Homesteaders are much luckier than major league managers. The skills to keep a 3000 running are a better-known commodity with a higher success rate than migration. Not even the Platinum partners can deny that. What they are pointing out is that there’s risk in remaining in a market where the vendor is removing its talent and resources. The observation is compelling, and some companies are already set on eliminating their HP 3000s.

A surprising number of those at Valley Forge were still making up their minds, or reluctant to pronounce themselves migrators. A homesteading talk on the first day out-drew three migration sessions. Some might blame a stale economy, now hampered by war jitters, forcing a longer-term timetable for migration than your vendor first imagined. I’ll leave it to political wags to search for any similarities with regime-busting efforts. Nobody was debating the war in Valley Forge. There were battles a-plenty to be analyzed in IT shops, where resources can be as hard-earned as any scratch single off a blazing fastball. Just because something is hard doesn’t always mean its not worth an honest effort — whether it’s staying on a platform about to be liberated from its vendor, or finding the freedom in open systems based on Unix.

Winning at baseball seems simpler by comparison, but it totes its risks. Everything has risks, balanced by rewards. It’s too early to tell yet which transition path holds greater risk, but the answer might not matter. I believe swinging away today is more important than choosing which side of the plate you will bat from.
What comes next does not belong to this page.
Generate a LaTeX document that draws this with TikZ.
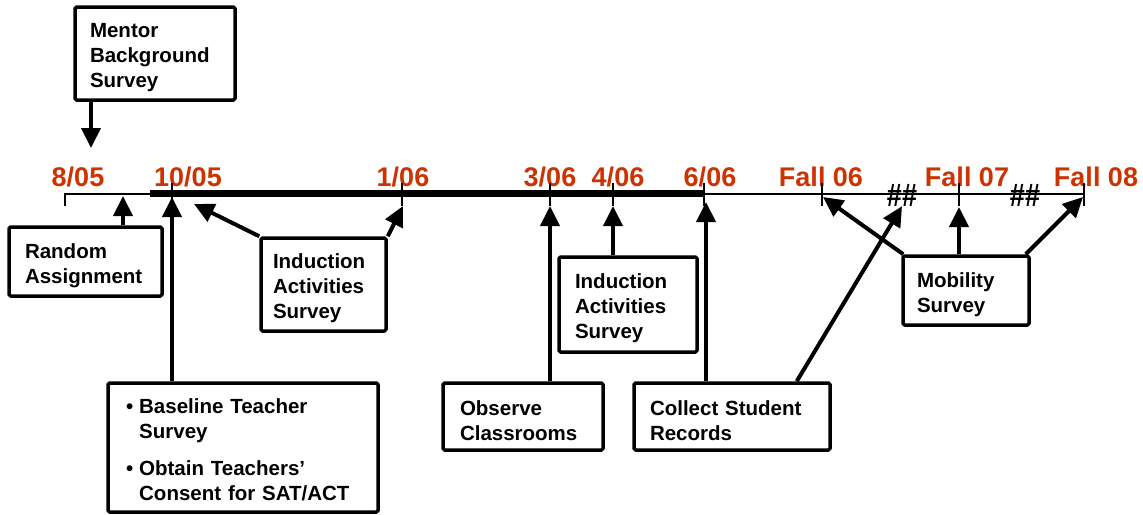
\documentclass[tikz,border=0pt]{standalone}
\usepackage{fontspec}
\setmainfont{Liberation Sans}
\usetikzlibrary{arrows.meta}
\definecolor{datered}{RGB}{204,51,0}
\newcommand\boxfont{\fontsize{20.5}{25}\selectfont\bfseries}
\newcommand\datefont{\fontsize{27}{30}\selectfont\bfseries}
\tikzset{
	box/.style={draw, line width=3.5pt, rounded corners=1.5pt, align=left, inner ysep=0pt, font=\boxfont,
		execute at begin node={\rule{0pt}{23pt}}},
	arr/.style={line width=4pt, -{Triangle[length=20pt,width=19pt]}},
	date/.style={text=datered, font=\datefont, anchor=base, inner sep=0pt},
	hashmark/.style={font=\fontsize{27}{30}\selectfont\bfseries, inner sep=0pt},
	tick/.style={line width=1.3pt}
}
\begin{document}
\begin{tikzpicture}[x=1pt, y=-1pt, line join=round]
	\useasboundingbox (0,0) rectangle (1143,514);
	% time line
	\draw[line width=1.5pt] (64,194) -- (1084,194);
	\draw[line width=7pt] (150,193.5) -- (704,193.5);
	\foreach \x/\lbl [count=\i] in {78/{8/05},188/{10/05},403/{1/06},550/{3/06},618/{4/06},710/{6/06},821/{Fall 06},967/{Fall 07},1096/{Fall 08}}
		\node[date] (d\i) at (\x,186) {\lbl};
	\draw[tick] (65,194) -- (65,206);
	\foreach \x in {172,402,550,613,704,822,959,1084} \draw[tick] (\x,183) -- (\x,206);
	\node[hashmark] (h1) at (902,195) {\scalebox{1}[1.2]{\#\#}};
	\node[hashmark] (h2) at (1025,195) {\scalebox{1}[1.2]{\#\#}};
	% boxes
	\node[box, text width=130pt, inner xsep=15pt, minimum height=93pt] (mentor) at (155,53.5) {Mentor\\Background\\Survey};
	\node[box, text width=121pt, inner xsep=16pt, minimum height=69pt] (rand) at (85.5,261.5) {Random\\Assignment};
	\node[box, text width=101pt, inner xsep=12pt, minimum height=93pt] (ind1) at (323.5,284.5) {Induction\\Activities\\Survey};
	\node[box, text width=234pt, inner xsep=18pt, minimum height=129pt] (base) at (243,447.5)
		{\raisebox{-4pt}[\height][\depth]{\begin{tabular}{@{}l@{\hspace{6pt}}l@{}}
			\textbullet & Baseline Teacher\\
			& Survey\\[12pt]
			\textbullet & Obtain Teachers’\\
			& Consent for SAT/ACT
		\end{tabular}}};
	\node[box, text width=126pt, inner xsep=17pt, minimum height=67pt] (obs) at (523,416.5) {Observe\\Classrooms};
	\node[box, text width=106pt, inner xsep=16pt, minimum height=95pt] (ind2) at (628,304.5) {Induction\\Activities\\Survey};
	\node[box, text width=164pt, inner xsep=16pt, minimum height=67pt] (collect) at (732,416.5) {Collect Student\\Records};
	\node[box, text width=98pt, inner xsep=14pt, minimum height=69pt] (mob) at (966,290.5) {Mobility\\Survey};
	% arrow tips
	\coordinate (mtip) at (91,148);
	\coordinate (rtip) at (123,196);
	\coordinate (btip) at (172,197);
	\coordinate (i1a) at (194,204);
	\coordinate (i1b) at (403,206);
	\coordinate (otip) at (550,206);
	\coordinate (i2tip) at (613,206);
	\coordinate (ctip) at (706,202);
	\coordinate (mba) at (823,197);
	\coordinate (mbb) at (959,207);
	\coordinate (mbc) at (1083,197);
	% arrows
	\draw[arr] (mentor.south -| mtip) -- (mtip);
	\draw[arr] (rand.north -| rtip) -- (rtip);
	\draw[arr] (base.north -| btip) -- (btip);
	\draw[arr] (ind1.north west) -- (i1a);
	\draw[arr] (ind1.north east) -- (i1b);
	\draw[arr] (obs.north -| otip) -- (otip);
	\draw[arr] (ind2.north -| i2tip) -- (i2tip);
	\draw[arr] (collect.north -| ctip) -- (ctip);
	\draw[arr] ([xshift=-35pt]collect.north east) -- (h1.south);
	\draw[arr] ([xshift=2pt]mob.north west) -- (mba);
	\draw[arr] (mob.north -| mbb) -- (mbb);
	\draw[arr] ([xshift=-5pt]mob.north east) -- (mbc);
\end{tikzpicture}
\end{document}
Getting into the game and taking a risk — for migration or homesteading — looks like the best play for today. Join OpenMPE now, while it’s free. Get a migration assessment, while they’re free. Both will cost more later. Make some contact with somebody’s pitch. One favorite baseball saying of mine is “You can’t steal second base with your foot planted on first.” Take that first step toward the future, even if it’s a small one.